After four years in the mayor’s chair, Leonard Krog has announced he will seek re-election this fall.
Krog, a former NDP MLA for Nanaimo who handily won the mayorship in 2018, said Tuesday he wants to carry on the work of last term’s relatively peaceful council.
“I have worked with a very good council. I have not faced the challenges that my predecessor Bill McKay did. He faced some tough council members and some behaviours that gave this city a pretty unenviable reputation,” said Krog. “This council has worked well together. I’m proud of what the city’s accomplished in the last four years.”
Krog said that’s been evident in that there have been zero complaints made to the ombudsman in the last quarter. He also touted this council’s work on green-lighting building permits, saying $319 million in permits have been issued this year alone.

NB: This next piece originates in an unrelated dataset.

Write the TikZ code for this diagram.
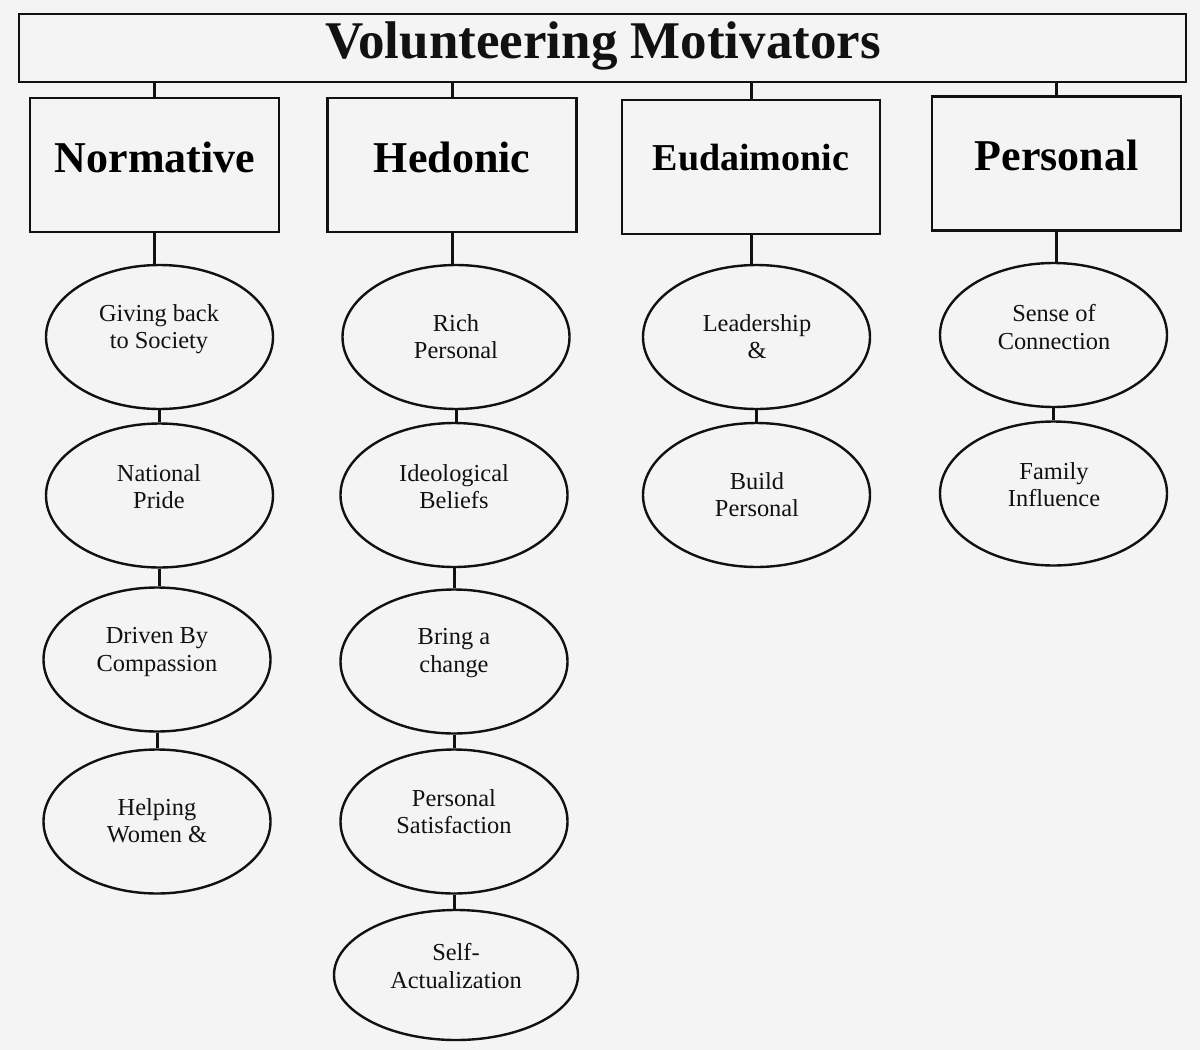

“If we issued not another nickel in building permits, that would be the second-biggest year in Nanaimo’s history,” he said.
Krog acknowledged the difficulty in facing the city’s addictions and mental health crises, an issue he says is “on the lips of every voter” he talks to, and said the city is doing what it can at the municipal level including hiring 15 new police officers over five years and approving the addition of 12 community safety officers at a council meeting Monday night.
He cited the recent high-profile attack by a prolific offender, who was experiencing a mental health issue, on a pregnant woman in downtown Nanaimo as a “heartbreaking” example of the downtown area’s “dire state,” and once again called for the opening of involuntary care facilities for such people.
“I have argued for this over and over again. The lack of secure facilities involving involuntary care for some of our citizens, we cannot continue to let people live and literally die in our streets or commit acts which in any other circumstance would not be brushed off as simply a mental health issue, would be treated as criminality,” he said.
Krog said if he’s re-elected, he wants to continue work on a potential waterfront walkway extension to Departure Bay, a new Nanaimo operations centre to replace “entirely inadequate” Public Works facilities and making the city more welcoming and accessible to attract more physicians to address the province’s doctor shortage.
Nominations for Nanaimo mayor and council are now open and will close on Sept. 9 at 4 p.m. No other candidates have come forward to run against Krog for the mayor’s seat.